Five years later, I still can’t tell whether I like or hate story boss fights in Guild Wars 2. They remind me of the opening sequence of Game of Thrones, in that if I’m in the right mood, they are epic and just the right length. Other times they can seem cumbersome and overly dragged out.

One of the bosses you’ll fight against during the Path of Fire story is the Herald of Balthazar in Act 1. Personally I hated this character, not because of the character itself but for its game mechanics. There is no thought to most of the Herald’s fights, you just pummel her uselessly with attacks while she goes around murdering the people you’re trying to save. I get it, and although clumsy the presence of no-win situations is a nice addition.
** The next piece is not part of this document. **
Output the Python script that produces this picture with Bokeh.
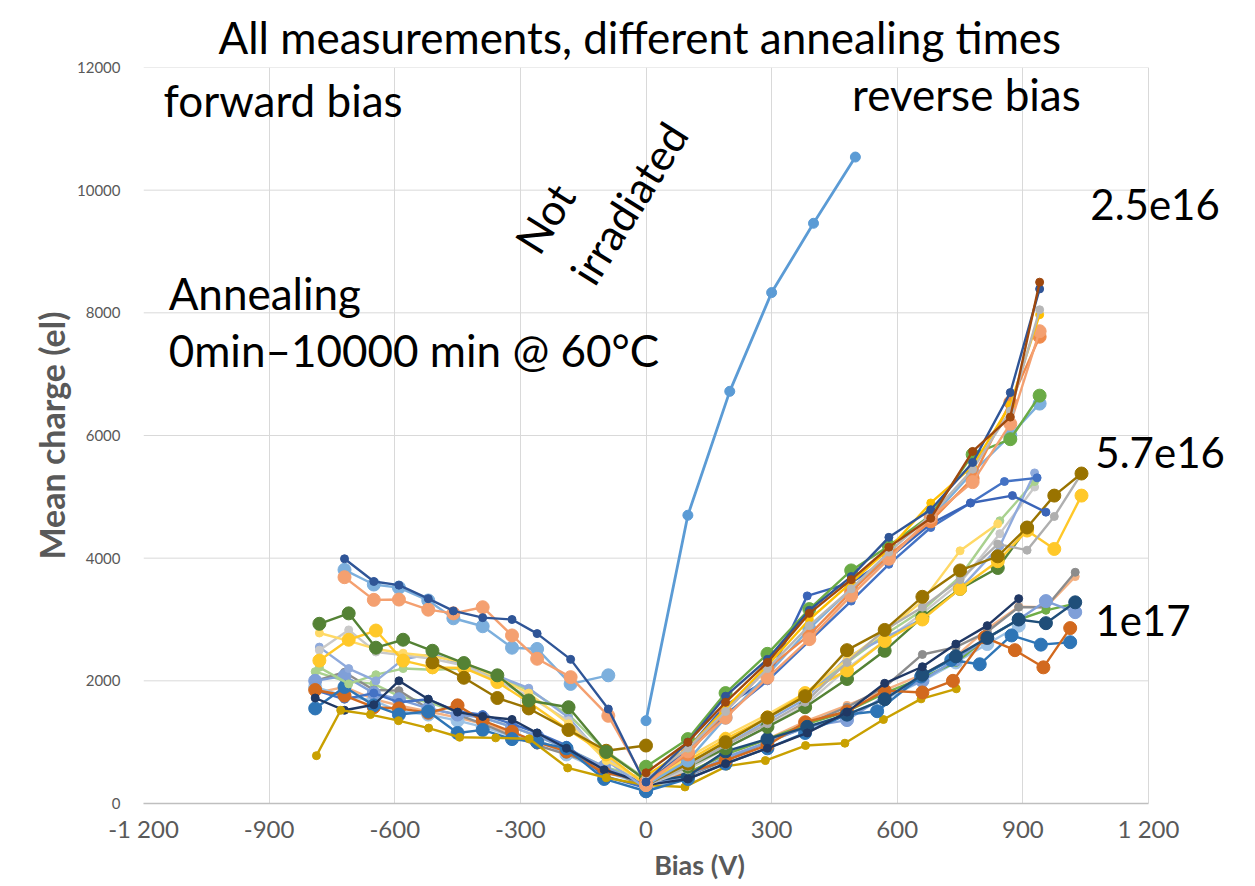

Who wants the protagonist to come out on top at all chapters of the story?

Otherwise the story boss fights are pretty grand, more than a simple “do more damage than the other guy until one of you is dead.” Fights against Balthazar become desperate, as he continues to make the field more dangerous. One boss I fought against had a mechanic where he would summon allies, and if you didn’t beat them fast enough he would siphon their energy and replenish some of his health. One thing Guild Wars 2 does great with its story boss fights is making that 10 minute fight seem like a real struggle, making you hate the giant bastard after you finally think you’re making progress only for Balthazar to show up and start wrecking your stuff while taunting you the whole time. After a while you realize that it’s not so much frustration at game mechanics that you’re feeling but actual immersion in the world and its inhabitants.

I eagerly await Season 4 and how the story will continue going forward.

#4: Closing Thoughts

In summary, Path of Fire is exactly what you would want out of an expansion. It adds a bunch of new content, reasons to log back in and keep playing, while keeping your existing toys more or less intact. The Crystal Desert is a beautiful place to roam around in with tons to do. There is more content coming with Path of Fire that simply hasn’t been unlocked yet, but we’ll be doing an updated look when it does.

Verdict: 4.5/5 – I loved the story of Path of Fire, and the mounts are a positive addition to the game. Arenanet avoided a major pitfall by not diluting the world with flying mounts. It’s impressive to see how far the story has come, via a series of flashbacks in Path of Fire’s main story.